TO BE DONE.
Exactly the lines from the start of the data below through the line that contains "fig = go.Figure()" are to be copied, with pictures left out.

DATA.
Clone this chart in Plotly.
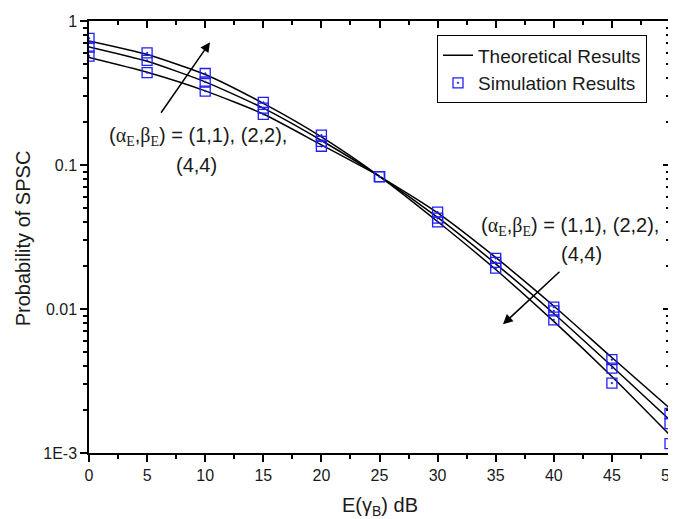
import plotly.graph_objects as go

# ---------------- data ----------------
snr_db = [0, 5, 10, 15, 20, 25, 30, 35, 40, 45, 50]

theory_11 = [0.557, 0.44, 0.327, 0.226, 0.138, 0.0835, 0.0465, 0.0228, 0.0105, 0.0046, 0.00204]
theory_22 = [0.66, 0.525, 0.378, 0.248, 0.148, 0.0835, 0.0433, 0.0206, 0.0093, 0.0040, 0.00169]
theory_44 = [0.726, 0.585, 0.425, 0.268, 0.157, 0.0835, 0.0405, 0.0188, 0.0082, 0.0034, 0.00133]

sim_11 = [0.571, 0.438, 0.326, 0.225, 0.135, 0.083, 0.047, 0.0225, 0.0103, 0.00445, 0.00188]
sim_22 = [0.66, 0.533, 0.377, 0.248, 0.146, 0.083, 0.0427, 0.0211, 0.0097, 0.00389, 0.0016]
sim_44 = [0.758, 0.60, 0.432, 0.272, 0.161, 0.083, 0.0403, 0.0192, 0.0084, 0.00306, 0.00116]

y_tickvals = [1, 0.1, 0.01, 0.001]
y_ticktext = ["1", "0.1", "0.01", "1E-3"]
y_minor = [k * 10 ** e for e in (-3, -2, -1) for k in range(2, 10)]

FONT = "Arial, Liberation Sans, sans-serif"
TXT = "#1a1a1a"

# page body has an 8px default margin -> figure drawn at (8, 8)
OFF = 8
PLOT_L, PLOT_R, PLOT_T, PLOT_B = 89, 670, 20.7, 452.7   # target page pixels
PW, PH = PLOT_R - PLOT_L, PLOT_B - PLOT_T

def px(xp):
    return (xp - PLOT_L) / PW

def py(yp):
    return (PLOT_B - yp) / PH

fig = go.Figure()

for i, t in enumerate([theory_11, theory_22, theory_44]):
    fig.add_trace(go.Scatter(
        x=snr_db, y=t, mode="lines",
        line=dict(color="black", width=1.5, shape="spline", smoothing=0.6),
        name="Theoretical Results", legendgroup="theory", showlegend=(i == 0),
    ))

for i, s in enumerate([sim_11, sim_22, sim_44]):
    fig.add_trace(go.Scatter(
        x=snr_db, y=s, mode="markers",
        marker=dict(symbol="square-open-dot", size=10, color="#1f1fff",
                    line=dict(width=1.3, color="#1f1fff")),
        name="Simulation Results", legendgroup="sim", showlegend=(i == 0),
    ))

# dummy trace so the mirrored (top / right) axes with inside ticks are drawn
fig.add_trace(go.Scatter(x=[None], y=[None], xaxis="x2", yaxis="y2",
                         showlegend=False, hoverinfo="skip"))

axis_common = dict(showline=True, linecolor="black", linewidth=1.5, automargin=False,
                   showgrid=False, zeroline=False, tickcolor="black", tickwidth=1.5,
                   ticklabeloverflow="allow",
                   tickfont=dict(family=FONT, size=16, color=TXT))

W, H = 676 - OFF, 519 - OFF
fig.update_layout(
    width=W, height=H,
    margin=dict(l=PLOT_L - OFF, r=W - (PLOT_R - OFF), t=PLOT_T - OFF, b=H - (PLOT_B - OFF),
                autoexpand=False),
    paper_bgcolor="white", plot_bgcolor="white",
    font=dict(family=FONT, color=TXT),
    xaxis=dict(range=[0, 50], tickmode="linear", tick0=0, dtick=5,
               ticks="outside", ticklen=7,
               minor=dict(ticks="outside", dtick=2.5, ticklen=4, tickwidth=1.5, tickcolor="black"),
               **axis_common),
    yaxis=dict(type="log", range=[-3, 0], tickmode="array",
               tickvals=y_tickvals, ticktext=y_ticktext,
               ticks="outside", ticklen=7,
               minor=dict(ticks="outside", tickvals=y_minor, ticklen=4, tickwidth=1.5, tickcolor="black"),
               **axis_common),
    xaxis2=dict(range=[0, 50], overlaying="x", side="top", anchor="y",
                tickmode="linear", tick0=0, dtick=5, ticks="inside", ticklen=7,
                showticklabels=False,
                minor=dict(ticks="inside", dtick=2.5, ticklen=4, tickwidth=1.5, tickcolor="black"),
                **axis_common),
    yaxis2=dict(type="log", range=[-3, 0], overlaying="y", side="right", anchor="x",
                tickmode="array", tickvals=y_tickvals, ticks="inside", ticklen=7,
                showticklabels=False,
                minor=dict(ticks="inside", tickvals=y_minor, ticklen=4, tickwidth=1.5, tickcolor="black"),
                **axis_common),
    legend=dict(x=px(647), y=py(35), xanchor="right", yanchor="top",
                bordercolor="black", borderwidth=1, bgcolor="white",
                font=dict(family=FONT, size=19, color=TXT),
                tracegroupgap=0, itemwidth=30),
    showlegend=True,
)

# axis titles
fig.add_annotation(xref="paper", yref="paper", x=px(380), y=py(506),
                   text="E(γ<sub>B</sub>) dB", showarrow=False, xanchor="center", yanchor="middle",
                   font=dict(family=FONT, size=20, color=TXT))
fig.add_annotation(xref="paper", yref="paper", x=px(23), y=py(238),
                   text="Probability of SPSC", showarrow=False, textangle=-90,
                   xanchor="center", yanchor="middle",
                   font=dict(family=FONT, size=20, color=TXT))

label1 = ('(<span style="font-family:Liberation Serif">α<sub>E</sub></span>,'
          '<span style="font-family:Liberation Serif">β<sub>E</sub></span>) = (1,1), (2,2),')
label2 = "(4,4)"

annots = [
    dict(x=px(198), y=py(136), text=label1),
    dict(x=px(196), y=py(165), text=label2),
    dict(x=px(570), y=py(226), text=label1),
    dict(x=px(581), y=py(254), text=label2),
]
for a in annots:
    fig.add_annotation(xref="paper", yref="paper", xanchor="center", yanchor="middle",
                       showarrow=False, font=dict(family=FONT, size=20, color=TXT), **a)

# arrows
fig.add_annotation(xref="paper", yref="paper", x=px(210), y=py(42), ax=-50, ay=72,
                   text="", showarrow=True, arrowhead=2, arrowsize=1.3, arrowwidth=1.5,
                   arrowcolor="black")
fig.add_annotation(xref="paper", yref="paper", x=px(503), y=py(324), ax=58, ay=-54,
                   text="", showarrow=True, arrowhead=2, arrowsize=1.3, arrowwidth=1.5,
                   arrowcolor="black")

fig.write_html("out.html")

OUTPUT FOR THIS EXERCISE.
Clone this chart in Plotly.
import plotly.graph_objects as go

# ---------------- data ----------------
snr_db = [0, 5, 10, 15, 20, 25, 30, 35, 40, 45, 50]

theory_11 = [0.557, 0.44, 0.327, 0.226, 0.138, 0.0835, 0.0465, 0.0228, 0.0105, 0.0046, 0.00204]
theory_22 = [0.66, 0.525, 0.378, 0.248, 0.148, 0.0835, 0.0433, 0.0206, 0.0093, 0.0040, 0.00169]
theory_44 = [0.726, 0.585, 0.425, 0.268, 0.157, 0.0835, 0.0405, 0.0188, 0.0082, 0.0034, 0.00133]

sim_11 = [0.571, 0.438, 0.326, 0.225, 0.135, 0.083, 0.047, 0.0225, 0.0103, 0.00445, 0.00188]
sim_22 = [0.66, 0.533, 0.377, 0.248, 0.146, 0.083, 0.0427, 0.0211, 0.0097, 0.00389, 0.0016]
sim_44 = [0.758, 0.60, 0.432, 0.272, 0.161, 0.083, 0.0403, 0.0192, 0.0084, 0.00306, 0.00116]

y_tickvals = [1, 0.1, 0.01, 0.001]
y_ticktext = ["1", "0.1", "0.01", "1E-3"]
y_minor = [k * 10 ** e for e in (-3, -2, -1) for k in range(2, 10)]

FONT = "Arial, Liberation Sans, sans-serif"
TXT = "#1a1a1a"

# page body has an 8px default margin -> figure drawn at (8, 8)
OFF = 8
PLOT_L, PLOT_R, PLOT_T, PLOT_B = 89, 670, 20.7, 452.7   # target page pixels
PW, PH = PLOT_R - PLOT_L, PLOT_B - PLOT_T

def px(xp):
    return (xp - PLOT_L) / PW

def py(yp):
    return (PLOT_B - yp) / PH

fig = go.Figure()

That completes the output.